The Buddha has a passage where he talks about the five faculties. He says you see their origination, their passing away, their allure, their drawbacks, and the escape from them. That’s interesting because usually he uses that five-fold analysis with things that are unskillful or attachments that are unskillful. Here he’s focusing it on parts of the path. But after all, the path is something originated. It is going to pass away some day. So before it passes away, you want to make use of it and then get beyond it, while you can. That’s when the teaching on not-self becomes something you apply everywhere, all around. So it has its time and it has its place—and it has its purpose, too.
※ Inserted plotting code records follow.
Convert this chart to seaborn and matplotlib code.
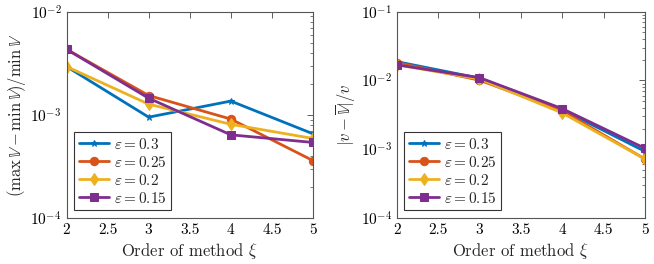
import numpy as np
import pandas as pd
import matplotlib
matplotlib.use("Agg")
import matplotlib.pyplot as plt
import seaborn as sns
from matplotlib.ticker import LogLocator, NullFormatter

orders = [2, 3, 4, 5]
labels = [r"$\varepsilon = 0.3$", r"$\varepsilon = 0.25$", r"$\varepsilon = 0.2$", r"$\varepsilon = 0.15$"]
left_03 = [2.94e-3, 9.5e-4, 1.36e-3, 6.55e-4]
left_025 = [4.32e-3, 1.54e-3, 9.1e-4, 3.6e-4]
left_02 = [2.94e-3, 1.27e-3, 8.1e-4, 5.9e-4]
left_015 = [4.32e-3, 1.45e-3, 6.4e-4, 5.4e-4]
right_03 = [1.88e-2, 1.08e-2, 3.76e-3, 9.3e-4]
right_025 = [1.82e-2, 1.01e-2, 3.63e-3, 7.2e-4]
right_02 = [1.69e-2, 1.05e-2, 3.37e-3, 7.2e-4]
right_015 = [1.69e-2, 1.10e-2, 3.89e-3, 1.03e-3]

colors = ["#0072BD", "#D95319", "#EDB120", "#7E2F8E"]
markers = ["*", "o", "d", "s"]
msizes = [5, 6, 6, 6]

sns.set_theme(style="white")
plt.rcParams["font.family"] = ["cmr10", "DejaVu Serif"]
plt.rcParams["mathtext.fontset"] = "cm"
plt.rcParams["axes.formatter.use_mathtext"] = True

fig = plt.figure(figsize=(6.54, 2.64), dpi=100)
ax1 = fig.add_axes([66.5/654, 1 - 218/264, (313 - 66.5)/654, (218 - 11.7)/264])
ax2 = fig.add_axes([396.7/654, 1 - 218/264, (645 - 396.7)/654, (218 - 11.7)/264])

def draw(ax, series, ylim, ylabel):
    for vals, lab, c, m, ms in zip(series, labels, colors, markers, msizes):
        df = pd.DataFrame({"x": orders, "y": vals})
        sns.lineplot(data=df, x="x", y="y", ax=ax, color=c, marker=m, markersize=ms,
                     markeredgecolor=c, linewidth=2, label=lab)
    ax.set_yscale("log")
    ax.set_xlim(2, 5)
    ax.set_ylim(*ylim)
    ax.set_xticks([2, 2.5, 3, 3.5, 4, 4.5, 5])
    ax.set_xticklabels(["2", "2.5", "3", "3.5", "4", "4.5", "5"])
    ax.yaxis.set_major_locator(LogLocator(base=10, numticks=10))
    ax.yaxis.set_minor_locator(LogLocator(base=10, subs=np.arange(2, 10), numticks=20))
    ax.yaxis.set_minor_formatter(NullFormatter())
    ax.tick_params(axis="both", which="both", direction="in", colors="#444444",
                   labelcolor="black", labelsize=11, top=True, right=True)
    ax.tick_params(which="major", length=4, width=0.6)
    ax.tick_params(which="minor", length=2.5, width=0.5)
    ax.tick_params(axis="x", which="minor", bottom=False, top=False)
    for s in ax.spines.values():
        s.set_color("#555555")
        s.set_linewidth(0.8)
    ax.set_xlabel(r"Order of method $\xi$", fontsize=12, labelpad=3)
    ax.set_ylabel(ylabel, fontsize=12, labelpad=2)
    leg = ax.legend(loc="lower left", fontsize=11, frameon=True, fancybox=False,
                    borderpad=0.3, labelspacing=0.2, handlelength=2.0, handletextpad=0.3,
                    borderaxespad=0.5)
    leg.get_frame().set_edgecolor("black")
    leg.get_frame().set_linewidth(0.8)

draw(ax1, [left_03, left_025, left_02, left_015], (1e-4, 1e-2),
     r"$(\max\,\mathbb{V}-\min\,\mathbb{V})/\min\,\mathbb{V}$")
draw(ax2, [right_03, right_025, right_02, right_015], (1e-4, 1e-1),
     r"$|v-\overline{\mathbb{V}}|/v$")

fig.savefig("out.png", dpi=100)
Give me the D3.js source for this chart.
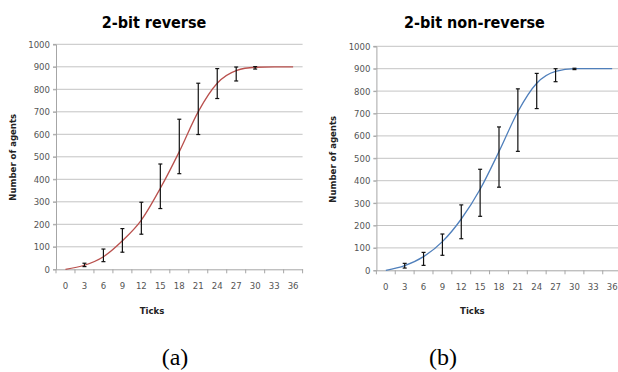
<!DOCTYPE html>
<html>
<head>
<meta charset="utf-8">
<script src="https://cdn.jsdelivr.net/npm/d3@7"></script>
<style>
  body { margin: 0; background: #fff; }
  svg { display: block; }
</style>
</head>
<body>
<svg id="chart" width="618" height="372"></svg>
<script>
// tick categories on the x axis
const ticks = [0, 3, 6, 9, 12, 15, 18, 21, 24, 27, 30, 33, 36];
const yTicks = [0, 100, 200, 300, 400, 500, 600, 700, 800, 900, 1000];

// 2-bit reverse
const reverseMean  = [0, 18, 56, 127, 219, 360, 523, 701, 827, 883, 898, 900, 900];
const reverseLow   = [null, 12, 34, 76, 156, 270, 425, 599, 759, 837, 890, null, null];
const reverseHigh  = [null, 27, 90, 181, 298, 468, 667, 827, 892, 899, 901, null, null];

// 2-bit non-reverse
const nonRevMean   = [0, 21, 61, 128, 229, 362, 530, 708, 835, 888, 900, 900, 900];
const nonRevLow    = [null, 10, 22, 67, 141, 241, 371, 531, 722, 842, 896, null, null];
const nonRevHigh   = [null, 31, 80, 162, 292, 451, 640, 810, 879, 900, 902, null, null];

const svg = d3.select('#chart');
const narrow = '"Liberation Sans Narrow", "DejaVu Sans Condensed", sans-serif';

const panels = [
  { title: '2-bit reverse', tag: '(a)', color: '#b9504d',
    mean: reverseMean, low: reverseLow, high: reverseHigh,
    left: 56, top: 44.3, width: 246.6, height: 225, tagX: 175 },
  { title: '2-bit non-reverse', tag: '(b)', color: '#4f7fbb',
    mean: nonRevMean, low: nonRevLow, high: nonRevHigh,
    left: 376.4, top: 46.3, width: 245.2, height: 224, tagX: 443 }
];

panels.forEach(p => {
  const g = svg.append('g')
    .attr('transform', 'translate(' + p.left + ',' + p.top + ')');

  const x = d3.scaleBand()
    .domain(ticks)
    .range([0, p.width]);

  const y = d3.scaleLinear()
    .domain([0, 1000])
    .range([p.height, 0]);

  const cx = d => x(d) + x.bandwidth() / 2;

  // gridlines
  g.selectAll('line.grid')
    .data(yTicks.slice(1))
    .enter().append('line')
      .attr('class', 'grid')
      .attr('x1', -3).attr('x2', p.width)
      .attr('y1', d => y(d)).attr('y2', d => y(d))
      .attr('stroke', '#c4c4c4')
      .attr('stroke-width', 1);

  // y axis
  const yAxis = g.append('g')
    .call(d3.axisLeft(y).tickValues(yTicks).tickFormat(d3.format('d')).tickSize(3).tickPadding(3));
  yAxis.select('.domain').attr('stroke', '#a6a6a6');
  yAxis.selectAll('.tick line').attr('stroke', '#a6a6a6');
  yAxis.selectAll('text')
    .attr('fill', '#555')
    .style('font-family', narrow)
    .style('font-size', '9.5px');

  // x axis: labels at band centres, tick marks at band edges
  const xAxis = g.append('g')
    .attr('transform', 'translate(0,' + p.height + ')')
    .call(d3.axisBottom(x).tickSize(0).tickPadding(13));
  xAxis.select('.domain').attr('stroke', '#a6a6a6');
  xAxis.selectAll('text')
    .attr('fill', '#555')
    .style('font-family', narrow)
    .style('font-size', '9.5px');
  xAxis.selectAll('line.edge')
    .data(ticks.concat(['end']))
    .enter().append('line')
      .attr('class', 'edge')
      .attr('x1', (d, i) => i * x.step()).attr('x2', (d, i) => i * x.step())
      .attr('y1', 0).attr('y2', 4)
      .attr('stroke', '#a6a6a6');

  // mean curve
  const line = d3.line()
    .x((d, i) => cx(ticks[i]))
    .y(d => y(d))
    .curve(d3.curveMonotoneX);

  g.append('path')
    .datum(p.mean)
    .attr('fill', 'none')
    .attr('stroke', p.color)
    .attr('stroke-width', 1.3)
    .attr('d', line);

  // error bars
  const bars = ticks.map((t, i) => ({ t, lo: p.low[i], hi: p.high[i] }))
    .filter(d => d.lo != null);

  const eb = g.selectAll('g.err')
    .data(bars)
    .enter().append('g')
      .attr('class', 'err')
      .attr('stroke', '#111')
      .attr('stroke-width', 1.2);
  eb.append('line')
    .attr('x1', d => cx(d.t)).attr('x2', d => cx(d.t))
    .attr('y1', d => y(d.hi)).attr('y2', d => y(d.lo));
  eb.append('line')
    .attr('x1', d => cx(d.t) - 2).attr('x2', d => cx(d.t) + 2)
    .attr('y1', d => y(d.hi)).attr('y2', d => y(d.hi));
  eb.append('line')
    .attr('x1', d => cx(d.t) - 2).attr('x2', d => cx(d.t) + 2)
    .attr('y1', d => y(d.lo)).attr('y2', d => y(d.lo));

  // title
  svg.append('text')
    .attr('x', p.left + 98)
    .attr('y', 28)
    .attr('text-anchor', 'middle')
    .style('font-family', narrow)
    .style('font-weight', 'bold')
    .style('font-size', '16px')
    .text(p.title);

  // y label
  svg.append('text')
    .attr('transform', 'translate(' + (p.left - 40) + ',' + (p.top + 113) + ') rotate(-90)')
    .attr('text-anchor', 'middle')
    .style('font-family', narrow)
    .style('font-weight', 'bold')
    .style('font-size', '9.5px')
    .attr('fill', '#222')
    .text('Number of agents');

  // x label
  svg.append('text')
    .attr('x', p.left + 96)
    .attr('y', 314)
    .attr('text-anchor', 'middle')
    .style('font-family', narrow)
    .style('font-weight', 'bold')
    .style('font-size', '9.5px')
    .attr('fill', '#222')
    .text('Ticks');

  // panel tag
  svg.append('text')
    .attr('x', p.tagX)
    .attr('y', 365)
    .attr('text-anchor', 'middle')
    .style('font-family', '"Liberation Serif", serif')
    .style('font-size', '24px')
    .text(p.tag);
});
</script>
</body>
</html>
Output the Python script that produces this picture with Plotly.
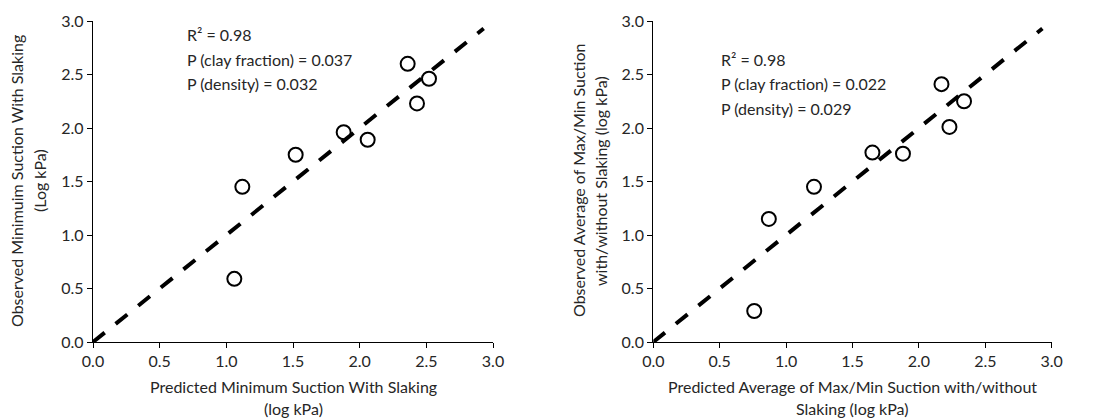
import plotly.graph_objects as go

# Left panel data
pred_min = [1.06, 1.12, 1.52, 1.88, 2.06, 2.36, 2.43, 2.52]
obs_min = [0.59, 1.45, 1.75, 1.96, 1.89, 2.60, 2.23, 2.46]
# Right panel data
pred_avg = [0.76, 0.87, 1.21, 1.65, 1.88, 2.17, 2.23, 2.34]
obs_avg = [0.29, 1.15, 1.45, 1.77, 1.76, 2.41, 2.01, 2.25]
one_to_one = [0.0, 2.93]
tick_vals = [0.0, 0.5, 1.0, 1.5, 2.0, 2.5, 3.0]
tick_text = ["0.0", "0.5", "1.0", "1.5", "2.0", "2.5", "3.0"]

stats_left = ["R² = 0.98", "P (clay fraction) = 0.037", "P (density) = 0.032"]
stats_right = ["R² = 0.98", "P (clay fraction) = 0.022", "P (density) = 0.029"]

FONT = "Lato"
FS = 16
TXT = "#262626"
W, H = 1099, 419

fig = go.Figure()

for xs, ys, xa, ya in [(pred_min, obs_min, "x", "y"), (pred_avg, obs_avg, "x2", "y2")]:
    fig.add_trace(go.Scatter(x=one_to_one, y=one_to_one, mode="lines", xaxis=xa, yaxis=ya,
                             line=dict(color="black", width=4, dash="15px,14px"),
                             showlegend=False, hoverinfo="skip", cliponaxis=False))
    fig.add_trace(go.Scatter(x=xs, y=ys, mode="markers", xaxis=xa, yaxis=ya,
                             marker=dict(symbol="circle-open", size=14, color="black",
                                         line=dict(width=2, color="black")),
                             showlegend=False, cliponaxis=False))

def px_x(p):
    return p / W

def px_y(p):
    return 1 - p / H

axis_common = dict(range=[0, 3], tickvals=tick_vals, ticktext=tick_text, showgrid=False,
                   zeroline=False, showline=True, linecolor="black", linewidth=1.3,
                   ticks="outside", ticklen=5, tickcolor="black", tickwidth=1.3,
                   tickfont=dict(family=FONT, size=FS, color=TXT), fixedrange=True,
                   automargin=False)

fig.update_layout(
    template="none",
    width=W, height=H,
    margin=dict(l=0, r=0, t=0, b=0, pad=0, autoexpand=False),
    paper_bgcolor="white", plot_bgcolor="white",
    xaxis=dict(domain=[px_x(93), px_x(493)], anchor="y", **axis_common),
    yaxis=dict(domain=[px_y(342), px_y(21)], anchor="x", **axis_common),
    xaxis2=dict(domain=[px_x(653.3), px_x(1051.7)], anchor="y2", **axis_common),
    yaxis2=dict(domain=[px_y(342), px_y(21)], anchor="x2", **axis_common),
)

anns = []
# stats text
for i, t in enumerate(stats_left):
    anns.append(dict(text=t, x=px_x(185), y=px_y(35 + 24 * i), xref="paper", yref="paper",
                     xanchor="left", yanchor="middle", showarrow=False,
                     font=dict(family=FONT, size=FS, color=TXT)))
for i, t in enumerate(stats_right):
    anns.append(dict(text=t, x=px_x(719), y=px_y(59 + 24.5 * i), xref="paper", yref="paper",
                     xanchor="left", yanchor="middle", showarrow=False,
                     font=dict(family=FONT, size=FS, color=TXT)))

# axis titles
def title(text, x, y, angle=0):
    anns.append(dict(text=text, x=px_x(x), y=px_y(y), xref="paper", yref="paper",
                     xanchor="center", yanchor="middle", showarrow=False, textangle=angle,
                     font=dict(family=FONT, size=FS, color=TXT)))

title("Predicted Minimum Suction With Slaking", 293, 386)
title("(log kPa)", 293, 408)
title("Observed Minimuim Suction With Slaking", 16, 181, -90)
title("(Log kPa)", 39, 181, -90)
title("Predicted Average of Max/Min Suction with/without", 852, 386)
title("Slaking (log kPa)", 852, 408)
title("Observed Average of Max/Min Suction", 578, 181, -90)
title("with/without Slaking (log kPa)", 600, 181, -90)

fig.update_layout(annotations=anns)
fig.write_html("out.html")
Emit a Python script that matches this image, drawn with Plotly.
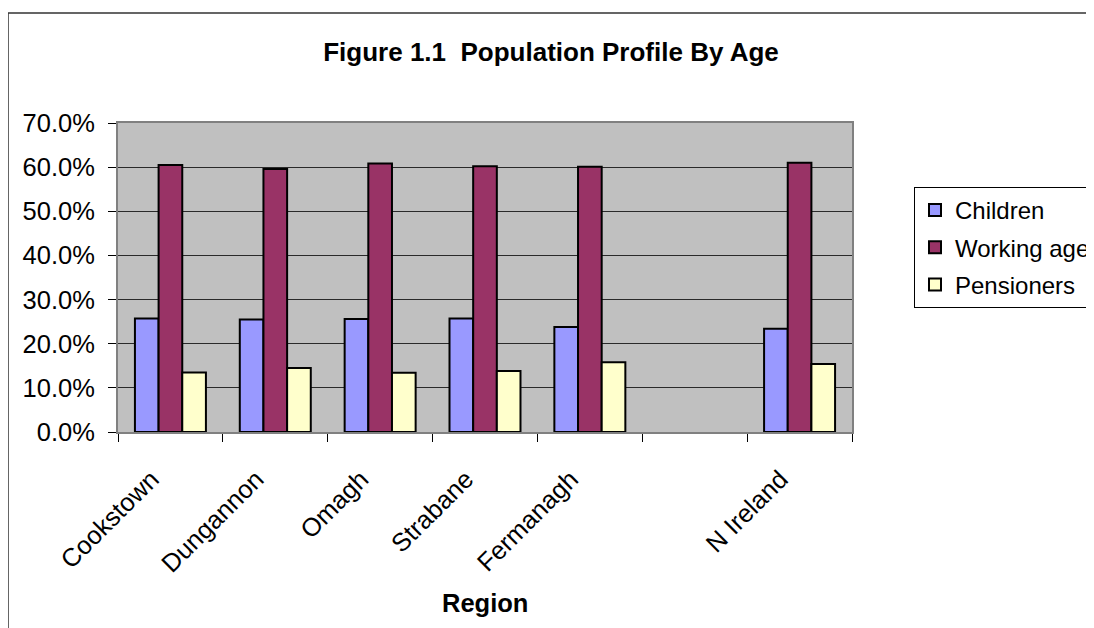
import plotly.graph_objects as go

regions = ["Cookstown", "Dungannon", "Omagh", "Strabane", "Fermanagh", " ", "N Ireland"]
children = [25.7, 25.5, 25.6, 25.7, 23.8, None, 23.4]
working_age = [60.5, 59.6, 60.8, 60.2, 60.1, None, 61.0]
pensioners = [13.5, 14.5, 13.4, 13.8, 15.8, None, 15.4]

series = [
    ("Children", children, "#9999FF"),
    ("Working age", working_age, "#993366"),
    ("Pensioners", pensioners, "#FFFFCC"),
]

FONT = "Liberation Sans, Arial, sans-serif"

fig = go.Figure()
for name, vals, col in series:
    fig.add_trace(go.Bar(
        x=regions, y=vals, name=name, legendgroup=name,
        marker=dict(color=col, line=dict(color="black", width=2)),
    ))

OFF = 8  # page body margin
W, H = 1094, 628
L, R, T, B = 118 - OFF, 852 - OFF, 123 - OFF, 432 - OFF
pw, ph = R - L, B - T

def px(x):
    return (x - OFF - L) / pw

def py(y):
    return (B - (y - OFF)) / ph

fig.update_layout(
    width=W, height=H,
    margin=dict(l=L, r=W - R, t=T, b=H - B, autoexpand=False),
    paper_bgcolor="white",
    plot_bgcolor="#C0C0C0",
    barmode="group",
    bargap=0.323,
    bargroupgap=0,
    font=dict(family=FONT, size=25, color="black"),
    title=dict(
        text="<b>Figure 1.1  Population Profile By Age</b>",
        xref="container", yref="container",
        x=(551 - OFF) / W, y=1 - (52 - OFF) / H, xanchor="center", yanchor="middle",
        font=dict(family=FONT, size=26, color="black"),
    ),
    legend=dict(
        x=px(914), y=py(187), xanchor="left", yanchor="top",
        bgcolor="white", bordercolor="black", borderwidth=1,
        font=dict(family=FONT, size=24, color="black"),
        traceorder="grouped", tracegroupgap=3,
    ),
    showlegend=True,
)

fig.update_xaxes(
    type="category",
    categoryorder="array", categoryarray=regions,
    tickson="boundaries", ticks="outside", ticklen=8, tickcolor="black", tickwidth=1,
    tickangle=-45,
    ticklabelstandoff=20, ticklabelshift=-19,
    showline=True, linecolor="#808080", linewidth=2, mirror=True,
    showgrid=False,
    tickfont=dict(family=FONT, size=25.5, color="black"),
)
fig.update_yaxes(
    range=[0, 70], dtick=10, tick0=0,
    tickformat=".1f", ticksuffix="%",
    ticks="outside", ticklen=8, tickcolor="black", tickwidth=1,
    ticklabelstandoff=8,
    showline=True, linecolor="#808080", linewidth=2, mirror=True,
    showgrid=True, gridcolor="#2a2a2a", gridwidth=1,
    zeroline=False,
    tickfont=dict(family=FONT, size=25.5, color="black"),
)

fig.add_annotation(
    text="<b>Region</b>", xref="paper", yref="paper",
    x=0.5, y=py(603), xanchor="center", yanchor="middle",
    showarrow=False, font=dict(family=FONT, size=25.5, color="black"),
)

# outer chart border
fig.add_shape(
    type="rect", xref="paper", yref="paper",
    x0=px(8), x1=px(1300), y0=py(800), y1=py(13),
    line=dict(color="#333333", width=1.5), layer="below",
)

fig.write_html("out.html")
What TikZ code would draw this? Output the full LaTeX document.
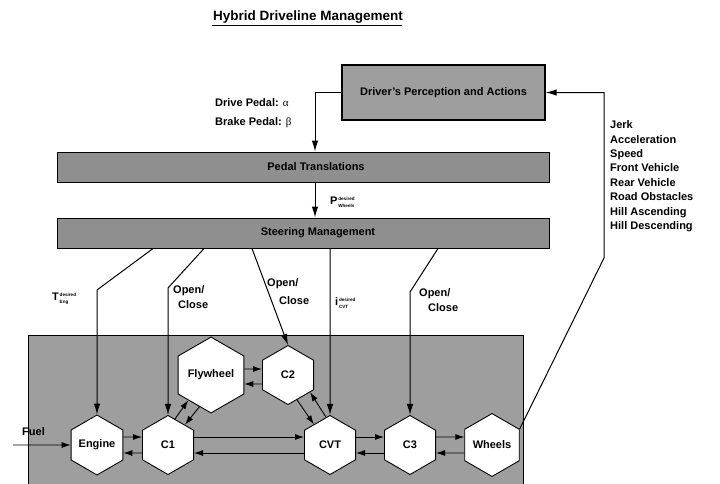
\documentclass[tikz,border=0pt]{standalone}
\usepackage{fontspec}
\setmainfont{Liberation Sans}
\newfontfamily\greekfont{Liberation Serif}
\usetikzlibrary{arrows.meta,shapes.geometric}

% small stacked "desired" tag after a symbol
\newcommand{\dsd}[2]{#1\hspace{0.8pt}{\fontsize{4.6}{7.4}\selectfont\begin{tabular}[c]{@{}l@{}}desired\\#2\end{tabular}}}

\begin{document}
\begin{tikzpicture}[x=1pt,y=-1pt,
    bar/.style={draw,line width=1pt,fill=black!44,minimum width=492pt,minimum height=30pt,font=\fontsize{11}{13}\selectfont\bfseries},
    hexa/.style={draw,line width=0.9pt,fill=white,regular polygon,regular polygon sides=6,shape border rotate=30,minimum size=59pt,inner sep=0pt,font=\fontsize{11}{13}\selectfont\bfseries},
    flow/.style={-{Latex[length=9pt,width=6pt]},line width=0.9pt},
    ctrl/.style={-{Latex[length=11pt,width=6.5pt]},line width=1pt},
    lbl/.style={font=\fontsize{11}{13}\selectfont\bfseries,inner sep=0pt,align=left}
]
\useasboundingbox (0,0) rectangle (720,483);

\node[font=\fontsize{13.5}{16}\selectfont\bfseries,inner sep=0pt,anchor=base] (title) at (308,20) {Hybrid Driveline Management};
\draw[line width=1.6pt] (212,25.5) -- (402,25.5);

\node[draw,line width=1.4pt,fill=black!38,minimum width=203pt,minimum height=55pt,font=\fontsize{11}{13}\selectfont\bfseries] (driver) at (443.5,92.5) {Driver's Perception and Actions};
\node[bar] (pedal) at (303,167) {\hspace*{26pt}Pedal Translations};
\node[bar] (steer) at (303,233) {\hspace*{30pt}Steering Management};

\node[draw,line width=1pt,fill=black!38,minimum width=495pt,minimum height=152pt] (plant) at (275.5,411) {};

\node[hexa] (engine) at (97,445) {Engine};
\node[hexa] (c1) at (168,445) {C1};
\node[hexa] (cvt) at (330,445) {CVT};
\node[hexa] (c3) at (410,445) {C3};
\node[hexa] (wheels) at (492,445) {Wheels};
\node[hexa] (fly) at (211,375) {Flywheel};
\node[hexa] (c2) at (288,375) {C2};

% power flows
\coordinate (fuelin) at (13,445);
\draw[flow] (fuelin) -- (engine.180);
\node[lbl,anchor=base west] (fuel) at (22,435) {Fuel};
\draw[flow] ([yshift=8pt]engine.0) -- ([yshift=8pt]c1.180);
\draw[flow] ([yshift=-8pt]c1.180) -- ([yshift=-8pt]engine.0);
\draw[flow] ([yshift=8pt]c1.0) -- ([yshift=8pt]cvt.180);
\draw[flow] ([yshift=-8pt]cvt.180) -- ([yshift=-8pt]c1.0);
\draw[flow] ([yshift=8pt]cvt.0) -- ([yshift=8pt]c3.180);
\draw[flow] ([yshift=-8pt]c3.180) -- ([yshift=-8pt]cvt.0);
\draw[flow] ([yshift=8pt]c3.0) -- ([yshift=8pt]wheels.180);
\draw[flow] ([yshift=-8pt]wheels.180) -- ([yshift=-8pt]c3.0);
\draw[flow] ([yshift=6pt]fly.0) -- ([yshift=6pt]c2.180);
\draw[flow] ([yshift=-9pt]c2.180) -- ([yshift=-9pt]fly.0);
\draw[flow] (c1.75) -- (fly.228);
\draw[flow] (fly.250) -- (c1.50);
\draw[flow] (c2.290) -- (cvt.128);
\draw[flow] (cvt.98) -- (c2.322);

% driver loop
\draw[ctrl] (driver.west) -| ([xshift=12pt]pedal.north);
\node[lbl,anchor=north west,font=\fontsize{11}{18.5}\selectfont\bfseries] (pedals) at (215,98.5) {Drive Pedal: {\greekfont\mdseries α}\\Brake Pedal: {\greekfont\mdseries β}};
\draw[ctrl] ([xshift=12pt]pedal.south) -- ([xshift=12pt]steer.north);
\node[lbl,anchor=base west] (pwh) at (330,204) {\dsd{P}{Wheels}};
\draw[ctrl] (wheels.30) -- (604,258) |- (driver.east);
\node[lbl,anchor=north west,font=\fontsize{11}{14.4}\selectfont\bfseries] (cues) at (610,120.5) {Jerk\\Acceleration\\Speed\\Front Vehicle\\Rear Vehicle\\Road Obstacles\\Hill Ascending\\Hill Descending};

% set points and switching
\draw[ctrl] ([xshift=-150pt]steer.south) -- (97,290) -- (engine.90);
\node[lbl,anchor=base west] (teng) at (52,300) {\dsd{T}{Eng}};
\draw[ctrl] ([xshift=-99pt]steer.south) -- (168,288) -- (c1.90);
\node[lbl,anchor=north west] (oc1) at (173,285) {Open/\\[2pt]\hspace*{5pt}Close};
\draw[ctrl] ([xshift=-51pt]steer.south) -- (c2.90);
\node[lbl,anchor=north west] (oc2) at (267,278) {Open/\\[5pt]\hspace*{12pt}Close};
\draw[ctrl] ([xshift=27pt]steer.south) -- (cvt.90);
\node[lbl,anchor=base west] (icvt) at (335,305) {\dsd{i}{CVT}};
\draw[ctrl] ([xshift=135pt]steer.south) -- (410,292) -- (c3.90);
\node[lbl,anchor=north west] (oc3) at (419,288) {Open/\\[2pt]\hspace*{9pt}Close};
\end{tikzpicture}
\end{document}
It’s not that the Buddha simply ran across an interesting fact, “Oh, there is no self.”

I know of one Dhamma teacher who once made fun of the idea that the Buddha was sitting under a tree and came up with, “Eureka! I don’t exist.” That’s not much of an awakening because what would it lead to? There’s no clear duty as to what you would do with the teaching that there’s nobody there. It can easily turn into, “There’s nobody of any worth there. There’s nothing of any worth there. No actions are of any worth. The world is not of any worth.” It’d get very depressing and very limiting.

Some people think not-self means that you don’t have any power, that there’s no agency. But the idea of no agency is something the Buddha criticized really, really strongly.

Yet if you see not-self in the context of the four noble truths, you realize there’s a duty associated with it. It’s something to be comprehended. You comprehend it by developing the aggregates so that you’re skillful at making really good aggregates, i.e., a state of concentration and the rest of the factors of the path. Then you develop dispassion for that, too.

So in the context of the four noble truths, there are clear duties. And they’re for the sake of happiness. In the meantime, the Buddha affirms the fact that you can make a difference.

So as you’re on the path, you do make certain assumptions about yourself as being capable—that you can do this. You’ve got the potential to learn. You know you’re going to have to be responsible, which is why you keep reflecting on what you’re doing. And you assume that you’re going to benefit. As the Buddha said, let go of what’s not yours and it’ll be for your long-term welfare and happiness. Notice that: your long-term welfare and happiness. There is a happiness that comes. At that point, though, you won’t be concerned about whose happiness it is. It’s just there.

But as you motivate yourself on the path, whatever sense or idea you have about yourself, remind yourself, whoever you are, that you’re going to benefit. It’s when you put the teaching on not-self in the right context that you get the most use out of it. So always keep that context in mind.